**What to work on**
Skip the pictures, please, and write out exactly the lines from the opening of the data through the line containing "const HEIGHT = 1741;".

===

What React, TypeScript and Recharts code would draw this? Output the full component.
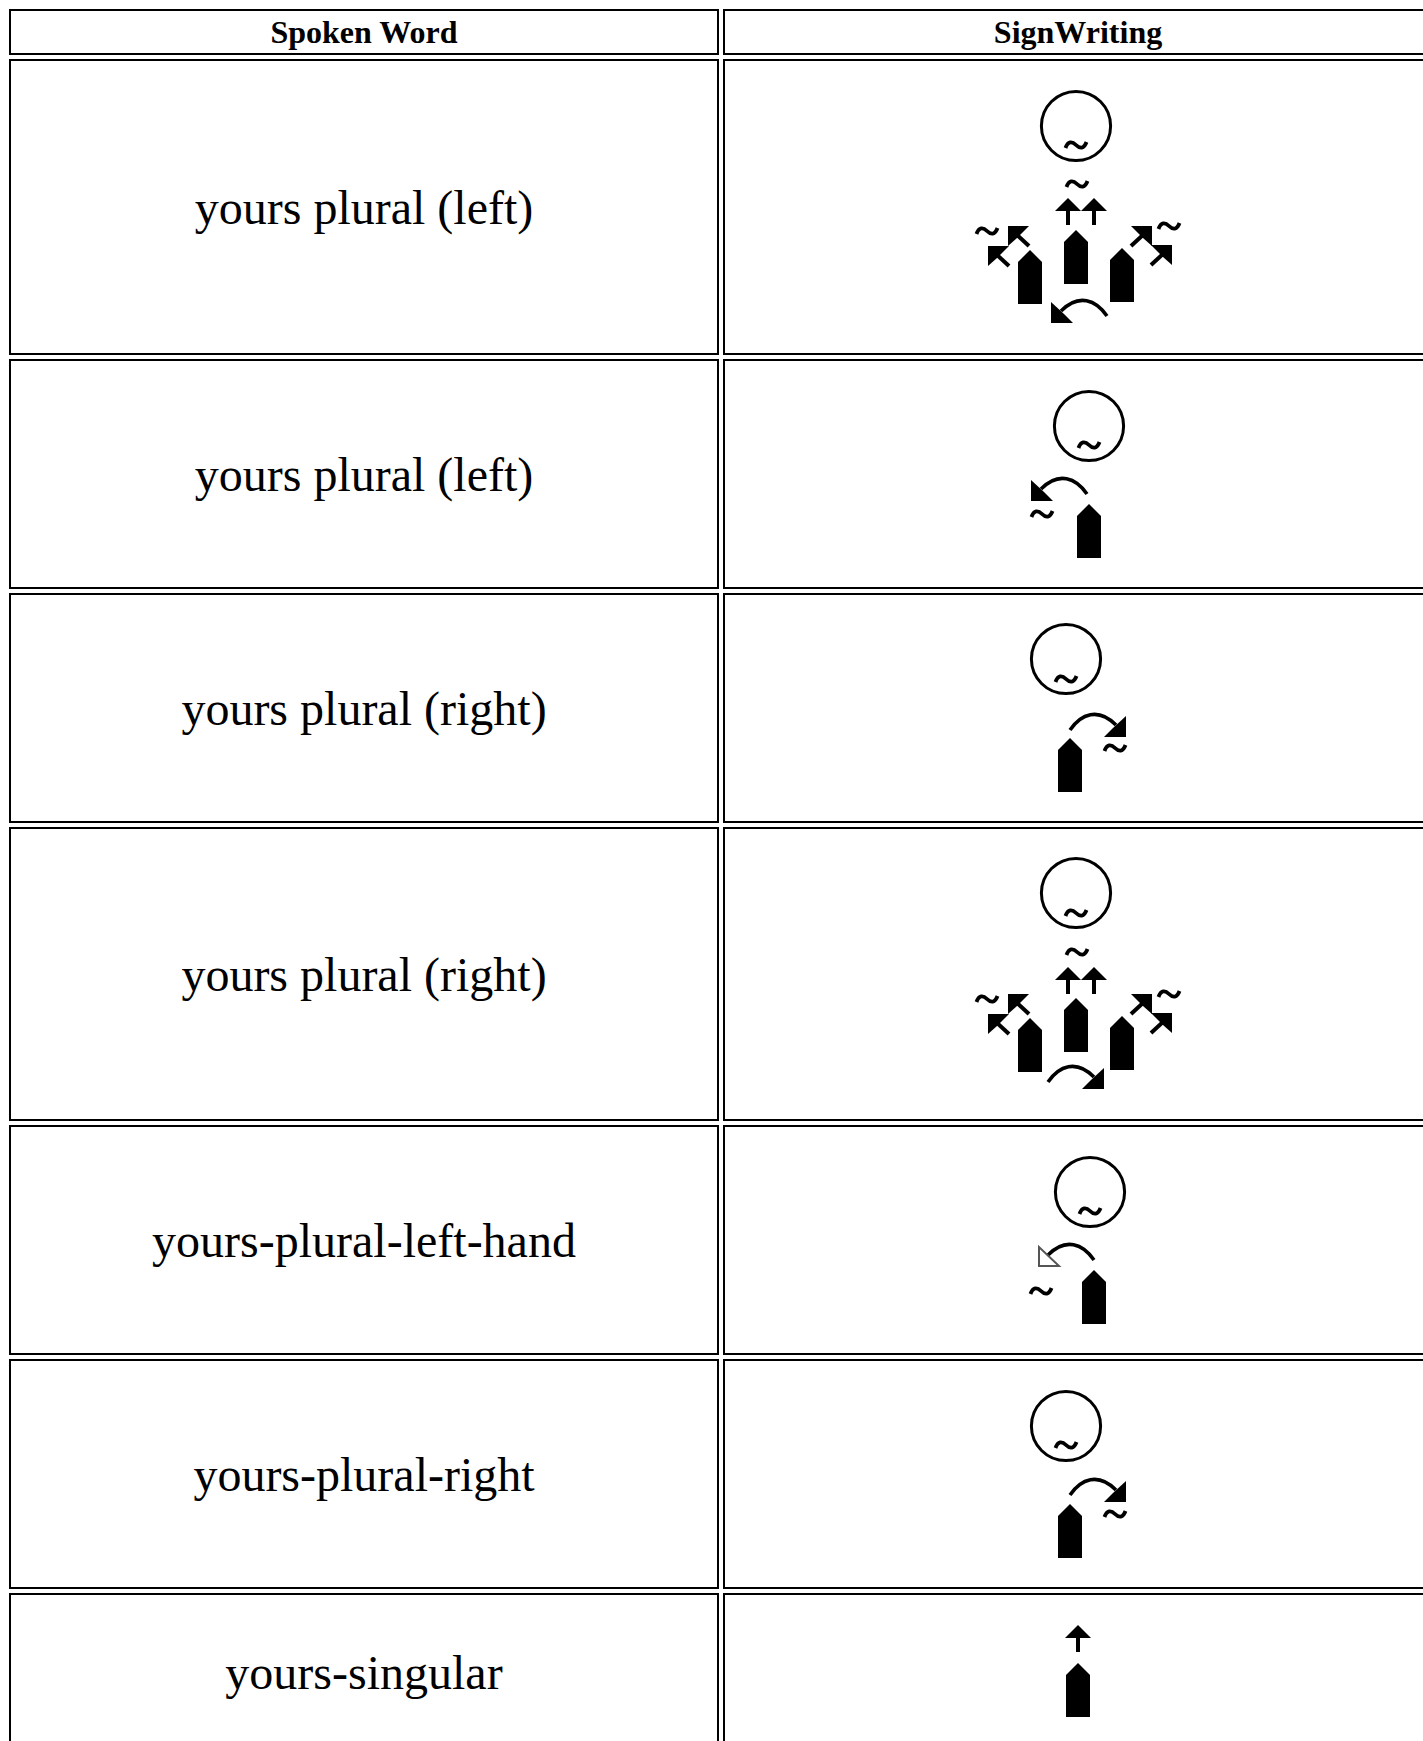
import { ScatterChart, Scatter, XAxis, YAxis, ReferenceArea } from "recharts";

const WIDTH = 1423;
const HEIGHT = 1741;

// table grid in image units
const headers = ["Spoken Word", "SignWriting"];
const words = [
  "yours plural (left)",
  "yours plural (left)",
  "yours plural (right)",
  "yours plural (right)",
  "yours-plural-left-hand",
  "yours-plural-right",
  "yours-singular",
];
const columnEdges = [
  [10, 718],
  [724, 1432],
];
const rowEdges = [
  [10, 54],
  [60, 354],
  [360, 588],
  [594, 822],
  [828, 1120],
  [1126, 1354],
  [1360, 1588],
  [1594, 1750],
];

// sign symbols
const faces = [
  { x: 1076, y: 126 },
  { x: 1089, y: 426 },
  { x: 1066, y: 659 },
  { x: 1076, y: 893 },
  { x: 1090, y: 1192 },
  { x: 1066, y: 1426 },
];
const tildes = [
  { x: 1076, y: 145 },
  { x: 1077, y: 184 },
  { x: 987, y: 231 },
  { x: 1169, y: 226 },
  { x: 1089, y: 445 },
  { x: 1042, y: 514 },
  { x: 1066, y: 679 },
  { x: 1115, y: 748 },
  { x: 1076, y: 913 },
  { x: 1077, y: 952 },
  { x: 987, y: 999 },
  { x: 1169, y: 994 },
  { x: 1090, y: 1211 },
  { x: 1041, y: 1291 },
  { x: 1066, y: 1445 },
  { x: 1115, y: 1514 },
];
const hands = [
  { x: 1076, y: 230 },
  { x: 1030, y: 250 },
  { x: 1122, y: 248 },
  { x: 1089, y: 504 },
  { x: 1070, y: 738 },
  { x: 1076, y: 998 },
  { x: 1030, y: 1018 },
  { x: 1122, y: 1016 },
  { x: 1094, y: 1270 },
  { x: 1070, y: 1504 },
  { x: 1078, y: 1663 },
];
const upArrows = [
  { x: 1068, y: 198 },
  { x: 1094, y: 198 },
  { x: 1068, y: 967 },
  { x: 1094, y: 967 },
  { x: 1078, y: 1625 },
];
const leftDiagonals = [
  { x: 1008, y: 226 },
  { x: 988, y: 246 },
  { x: 1008, y: 994 },
  { x: 988, y: 1014 },
];
const rightDiagonals = [
  { x: 1152, y: 226 },
  { x: 1172, y: 245 },
  { x: 1152, y: 994 },
  { x: 1172, y: 1013 },
];
const curvesLeft = [
  { x: 1051, y: 323 },
  { x: 1031, y: 501 },
];
const curvesRight = [
  { x: 1126, y: 737 },
  { x: 1104, y: 1089 },
  { x: 1126, y: 1502 },
];
const hollowCurves = [{ x: 1038, y: 1267 }];

const INK = "#000000";

function Face({ cx, cy }: any) {
  return <circle cx={cx} cy={cy} r={34.6} fill="none" stroke={INK} strokeWidth={3} />;
}

function Tilde({ cx, cy }: any) {
  return (
    <path
      transform={`translate(${cx} ${cy})`}
      d="M-10.5 3 C-8 -4 -4 -4 0 0 C4 4 8 4 10.5 -3"
      fill="none"
      stroke={INK}
      strokeWidth={3.8}
    />
  );
}

function Hand({ cx, cy }: any) {
  return <path transform={`translate(${cx} ${cy})`} d="M0 0 L12 12 L12 54 L-12 54 L-12 12 Z" fill={INK} />;
}

function UpArrow({ cx, cy }: any) {
  return (
    <g transform={`translate(${cx} ${cy})`}>
      <path d="M0 0 L13 13 L-13 13 Z" fill={INK} />
      <rect x={-2} y={12} width={4} height={15} fill={INK} />
    </g>
  );
}

function Diagonal({ cx, cy, flip }: any) {
  return (
    <g transform={`translate(${cx} ${cy}) scale(${flip ? -1 : 1} 1)`}>
      <path d="M0 0 L21 0 L12 9 L9 12 L0 20 Z" fill={INK} />
      <path d="M8 8 L21 20" fill="none" stroke={INK} strokeWidth={4} />
    </g>
  );
}

function Curve({ cx, cy, flip, hollow }: any) {
  return (
    <g transform={`translate(${cx} ${cy}) scale(${flip ? -1 : 1} 1)`}>
      <path d="M56 -7 C45 -23 28 -30 10 -12" fill="none" stroke={INK} strokeWidth={3.6} />
      {hollow ? (
        <path d="M1 -1 L21 -1 L1 -20 Z" fill="#ffffff" stroke="#555555" strokeWidth={2} />
      ) : (
        <path d="M0 0 L22 0 L13 -9 L0 -21 Z" fill={INK} />
      )}
    </g>
  );
}

const cellLabel = (value: string, isHeader: boolean) => ({
  value,
  position: "center" as const,
  fill: INK,
  fontFamily: "Liberation Serif",
  fontSize: isHeader ? 32 : 48,
  fontWeight: isHeader ? 700 : 400,
});

export default function App() {
  return (
    <div style={{ position: "absolute", left: 0, top: 0, width: WIDTH, height: HEIGHT, overflow: "hidden", background: "#fff" }}>
      <ScatterChart width={WIDTH} height={HEIGHT} margin={{ top: 0, right: 0, bottom: 0, left: 0 }}>
        <XAxis type="number" dataKey="x" domain={[0, WIDTH]} hide />
        <YAxis type="number" dataKey="y" domain={[0, HEIGHT]} reversed hide />
        {rowEdges.map((row, r) =>
          columnEdges.map((col, c) => {
            const text = r === 0 ? headers[c] : c === 0 ? words[r - 1] : undefined;
            return (
              <ReferenceArea
                key={`${r}-${c}`}
                x1={col[0]}
                x2={col[1]}
                y1={row[0]}
                y2={row[1]}
                fill="none"
                fillOpacity={0}
                stroke={INK}
                strokeOpacity={1}
                strokeWidth={2}
                ifOverflow="visible"
                label={text ? cellLabel(text, r === 0) : undefined}
              />
            );
          })
        )}
        <Scatter data={faces} isAnimationActive={false} shape={(p: any) => <Face {...p} />} />
        <Scatter data={tildes} isAnimationActive={false} shape={(p: any) => <Tilde {...p} />} />
        <Scatter data={hands} isAnimationActive={false} shape={(p: any) => <Hand {...p} />} />
        <Scatter data={upArrows} isAnimationActive={false} shape={(p: any) => <UpArrow {...p} />} />
        <Scatter data={leftDiagonals} isAnimationActive={false} shape={(p: any) => <Diagonal {...p} />} />
        <Scatter data={rightDiagonals} isAnimationActive={false} shape={(p: any) => <Diagonal {...p} flip />} />
        <Scatter data={curvesLeft} isAnimationActive={false} shape={(p: any) => <Curve {...p} />} />
        <Scatter data={curvesRight} isAnimationActive={false} shape={(p: any) => <Curve {...p} flip />} />
        <Scatter data={hollowCurves} isAnimationActive={false} shape={(p: any) => <Curve {...p} hollow />} />
      </ScatterChart>
    </div>
  );
}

===

**Result of this task**
What React, TypeScript and Recharts code would draw this? Output the full component.
import { ScatterChart, Scatter, XAxis, YAxis, ReferenceArea } from "recharts";

const WIDTH = 1423;
const HEIGHT = 1741;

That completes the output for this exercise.